I started working for Global Communities in 2005. I answered an advertisement for the position of Finance and Administrative Manager, and after successfully passing through many levels of interviews, got selected to work with the USAID-funded Local Economic Development Program (CONCADE) in the coca growing region of Bolivia. The program finished two and a half years later, and in August 2008 I was lucky to be part of the team who prepared the Bolivian Municipal Strengthening Activity program proposal, awarded to CHF Bolivia in September 2008. So, I got the opportunity to lead the startup of my second USAID-funded Program. Unfortunately the Bolivian government decided in 2010 to close all the USAID democracy programs. In October 2010, I became the Director of Adminstration and Finance for the Nicaragua USAID Local Governance Program and here I am after four years of great international experience telling my story and very thankful to all the opportunities given to me at Global Communities.
As the Director of Finance and Administration for the Nicaragua office what are your main responsibilities?
I’m accountable for the overall financial and administrative management operations. I direct and oversee all finance grants management, IT, human resources and administrative aspects. I have oversight of internal control systems and procedures, forecasting and realigning budgets, as well as comprehensive country-level budgets. I am responsible for recruiting, hiring and retaining a qualified and skilled workforce. I’m also responsible for training and mentoring staff on policies and procedures, donor regulations, new systems, and best practices, as well as working closely with the country office staff and headquarters Program Management Team to ensure compliance with all donor regulations and effective and proactive management. I’m also responsible for all audit process in the field.
It’s important to be ready to provide an immense amount of support to business development proposals and budgets and be able to deal with full-time financial and administrative management of in-country programs including a consortium of local sub partners. I have to mention that in critical moments we are required to support the restructuring process and reduction in program resources. It’s a wonderful challenge to be responsible for these things and at the same time a great experience in such an important country. We need Global Communities and our personal commitment to put our efforts toward being partners for good.
The Local Governance Program works to strengthen citizen participation and the capacity of civil society organizations to engage and influence key decision makers in order to improve local governance.
What are some of the differences and similarities between running programs in Bolivia versus Nicaragua?

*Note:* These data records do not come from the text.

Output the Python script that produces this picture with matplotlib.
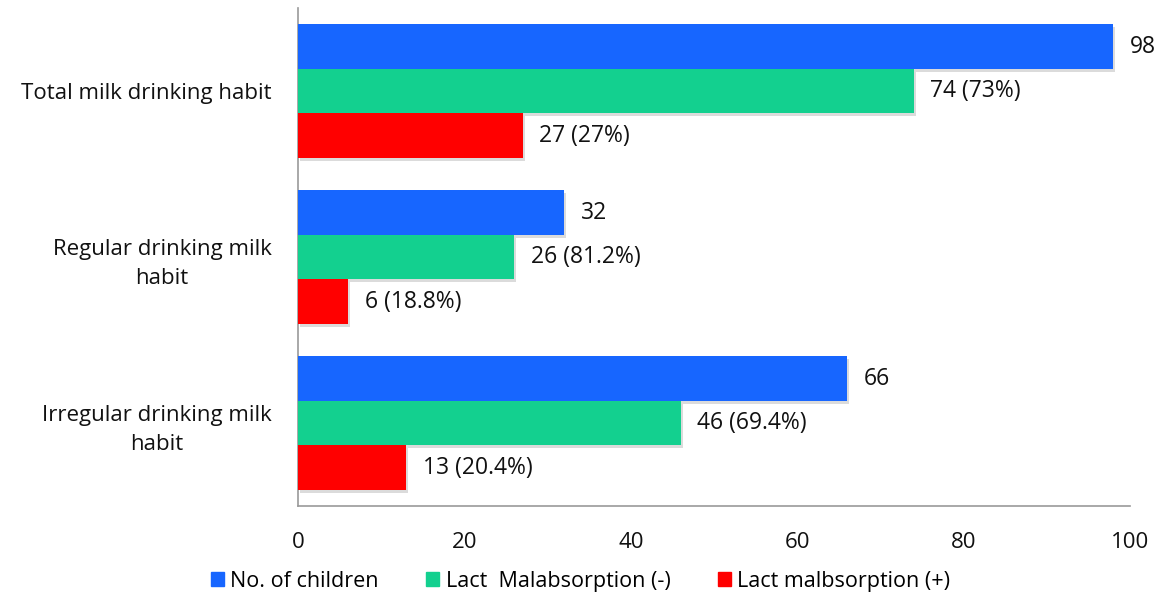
import matplotlib.pyplot as plt
import matplotlib.patches as mpatches
import matplotlib.patheffects as pe
import numpy as np

plt.rcParams['font.family'] = ['Open Sans', 'DejaVu Sans']

categories = ['Total milk drinking habit', 'Regular drinking milk\nhabit',
              'Irregular drinking milk\nhabit']
series_names = ['No. of children', 'Lact  Malabsorption (-)', 'Lact malbsorption (+)']
children = [98, 32, 66]
malabs_neg = [74, 26, 46]
malabs_pos = [27, 6, 13]
neg_labels = ['74 (73%)', '26 (81.2%)', '46 (69.4%)']
pos_labels = ['27 (27%)', '6 (18.8%)', '13 (20.4%)']
colors = ['#1766FF', '#13D08F', '#FF0000']

fig = plt.figure(figsize=(11.61, 5.98), dpi=100)
ax = fig.add_axes([0.2567, 0.1538, 0.7166, 0.8328])

y = np.arange(len(categories))
h = 0.268
shadow = [pe.SimplePatchShadow(offset=(1.5, -2), shadow_rgbFace='#b0b0b0', alpha=0.45), pe.Normal()]

values = [children, malabs_neg, malabs_pos]
texts = [[str(v) for v in children], neg_labels, pos_labels]
for i, (vals, labs) in enumerate(zip(values, texts)):
    bars = ax.barh(y + (i - 1) * h, vals, height=h, color=colors[i], zorder=3)
    for b in bars:
        b.set_path_effects(shadow)
    for yy, v, t in zip(y + (i - 1) * h, vals, labs):
        ax.text(v + 2.0, yy, t, va='center', ha='left', fontsize=16.5, color='#111111')

ax.set_ylim(2.5, -0.5)
ax.set_xlim(0, 100)
ax.set_xticks([0, 20, 40, 60, 80, 100])
ax.set_yticks(y)
ax.set_yticklabels(categories, multialignment='center', linespacing=1.55)
ax.tick_params(axis='both', length=0, labelsize=16, colors='#111111')
ax.tick_params(axis='y', pad=19)
ax.tick_params(axis='x', pad=19)
for s in ['top', 'right']:
    ax.spines[s].set_visible(False)
for s in ['left', 'bottom']:
    ax.spines[s].set_color('#999999')
    ax.spines[s].set_linewidth(1.2)

handles = [mpatches.Patch(color=c) for c in colors]
fig.legend(handles, series_names, loc='lower center', bbox_to_anchor=(0.5, -0.022), ncol=3,
           frameon=False, fontsize=15.5, handlelength=0.6, handleheight=0.6,
           handletextpad=0.3, columnspacing=2.2)

fig.savefig('out.png', dpi=100)
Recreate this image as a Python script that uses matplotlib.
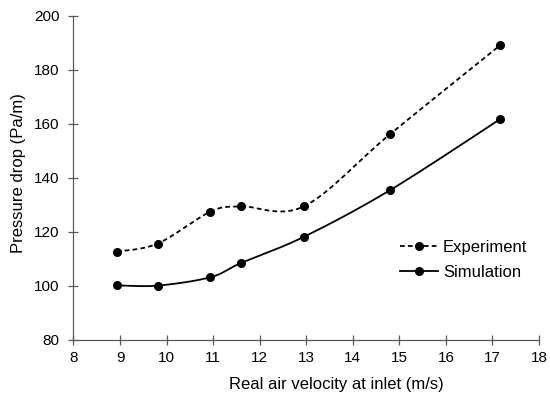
import numpy as np
import matplotlib.pyplot as plt
from matplotlib.lines import Line2D

plt.rcParams['font.family'] = ['Liberation Sans', 'DejaVu Sans']

velocity = [8.93, 9.81, 10.94, 11.59, 12.95, 14.81, 17.17]
experiment = [112.6, 115.6, 127.4, 129.4, 129.4, 156.3, 189.2]
simulation = [100.1, 100.0, 103.1, 108.3, 118.1, 135.5, 161.8]


def smooth(x, y, n=30):
    # excel style smoothed line (catmull-rom bezier)
    x = np.asarray(x, float)
    y = np.asarray(y, float)
    p = np.column_stack([x, y])
    p = np.vstack([p[0], p, p[-1]])
    t = np.linspace(0, 1, n)[:, None]
    out = []
    for i in range(1, len(p) - 2):
        p0, p1, p2, p3 = p[i - 1], p[i], p[i + 1], p[i + 2]
        c1 = p1 + (p2 - p0) / 6
        c2 = p2 - (p3 - p1) / 6
        seg = (1 - t) ** 3 * p1 + 3 * (1 - t) ** 2 * t * c1 + 3 * (1 - t) * t ** 2 * c2 + t ** 3 * p2
        out.append(seg if i == 1 else seg[1:])
    out = np.vstack(out)
    return out[:, 0], out[:, 1]


fig = plt.figure(figsize=(5.5, 3.99), dpi=100)
ax = fig.add_axes([0.1336, 0.149, 0.8464, 0.811])

lw = 1.3
ms = 5.5
ex, ey = smooth(velocity, experiment)
sx, sy = smooth(velocity, simulation)
ax.plot(ex, ey, color='black', lw=lw, ls=(0, (2.6, 1.8)))
ax.plot(sx, sy, color='black', lw=lw)
ax.plot(velocity, experiment, 'o', color='black', ms=ms)
ax.plot(velocity, simulation, 'o', color='black', ms=ms)

ax.set_xlim(8, 18)
ax.set_ylim(80, 200)
ax.set_xticks(range(8, 19))
ax.set_yticks(range(80, 201, 20))

for s in ['top', 'right']:
    ax.spines[s].set_visible(False)
for s in ['left', 'bottom']:
    ax.spines[s].set_color('#595959')
    ax.spines[s].set_linewidth(0.9)
ax.tick_params(direction='inout', length=7, width=0.9, color='#595959', labelsize=11)
ax.tick_params(axis='x', pad=5)
ax.tick_params(axis='y', pad=6.5)

ax.set_xlabel('Real air velocity at inlet (m/s)', fontsize=12)
ax.set_ylabel('Pressure drop (Pa/m)', fontsize=12)
ax.xaxis.set_label_coords(0.565, -0.117)
ax.yaxis.set_label_coords(-0.103, 0.516)

handles = [Line2D([], [], color='black', lw=lw, ls=(0, (2.6, 1.8)), marker='o', ms=ms),
           Line2D([], [], color='black', lw=lw, marker='o', ms=ms)]
ax.legend(handles, ['Experiment', 'Simulation'], loc='center left', bbox_to_anchor=(0.701, 0.246),
          frameon=False, fontsize=12, numpoints=1, handlelength=2.28, handletextpad=0.3,
          labelspacing=0.6, borderpad=0, borderaxespad=0)

fig.savefig('out.png', dpi=100)
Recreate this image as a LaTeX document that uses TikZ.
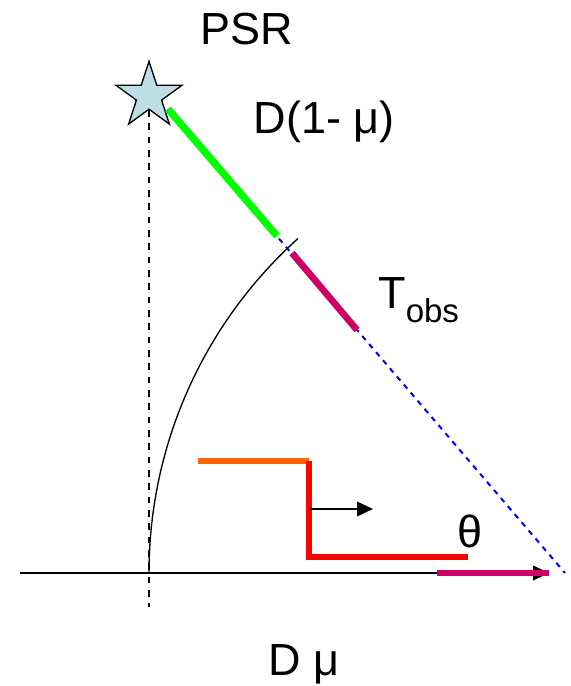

Bolivia and Nicaragua were and are a great experience – each one has its particular differences. In Bolivia, we had a great opportunity to develop our activities during 2003 to 2007. Our work in the Chapare region was intense and has left great results and satisfaction in the community and in the cities where it was implemented. In 2008, the Municipality Strengthening Activity Program was launched and we helped to implement many infrastructure projects with significant investments. It established an excellent relationships between the donor, government organizations, community partners and citizen participation projects.
Nicaragua is a different environment. The Local Governance Program is focused on civil society capacity building. This means Global Communities is providing to local organizations and communities ways they can direct their own development, participate in their own performance, become advocates for their needs – and achieve them. Global Communities is using the Appreciate Review of Capacity (ARC) methodology to build the capacity of partners, helping organizations evaluate their own institutional strengths and areas for improvement. Although we have faced budget cuts, two restructures and one realignment, fortunately we are working with the donor hand-in-hand. The difference with Bolivia resides principally with government participation. In Nicaragua, we focus on working with community, organizations, partners and stakeholders. For FY 2015, we are planning to extend the life of program and diversify our funding. We will work hard on it and together with senior managment and our team; we will be genuine, purposeful and committed with our goals. We hope we can leave behind a legacy of local organizations with high technical capacity that will continue to champion citizen participation in Nicaragua for many years to come.
You were recently recognized with the Outstanding Field Manager Award from Global Communities. What do you think are the most essential skills or qualities for being a good manager?
Well, first of all I’m very thankful to have received this recognition. I appreciate that this innovative program fosters a positive work environment.
I think that most essential skills are: a) dedication and commitment to the organization and its mission and values, b) genuine interest in developing staff and communicating mission and values of the organization and c) ability to delegate tasks and provide effective feedback. I should also mention that energy and enthusiasm for the work is very important, as is providing an immense amount of support to our teams. Truly essential is the support and leadership of senior managment and the team’s contribution is obviously the key to getting excellent results on time and adhering to the values, principles, policies and procedures of the organization.
What is the most challenging aspect of your job? And the most rewarding aspect?
The most challenging aspect in my job is to find better ways to integrate effectively and efficiently the organization’s programmatic area with the administrative area, because we are facing resource constraints and complex processes. We have to look for effective environments and optimistic situations to adhere the team to the policies and procedures of the organization and its donors. It’s hard work but we are always looking forward to fostering Global Communities’ mission, values and organizational culture.
The rewarding aspect is having the opportunity to develop our skills as a team, having day-to-day learning experiences, and meeting diverse people from different cultures. And the most important aspect is to our efforts in the community and witness the people we help through every step we take – people who work together with us to be better, looking for their sustainable futures.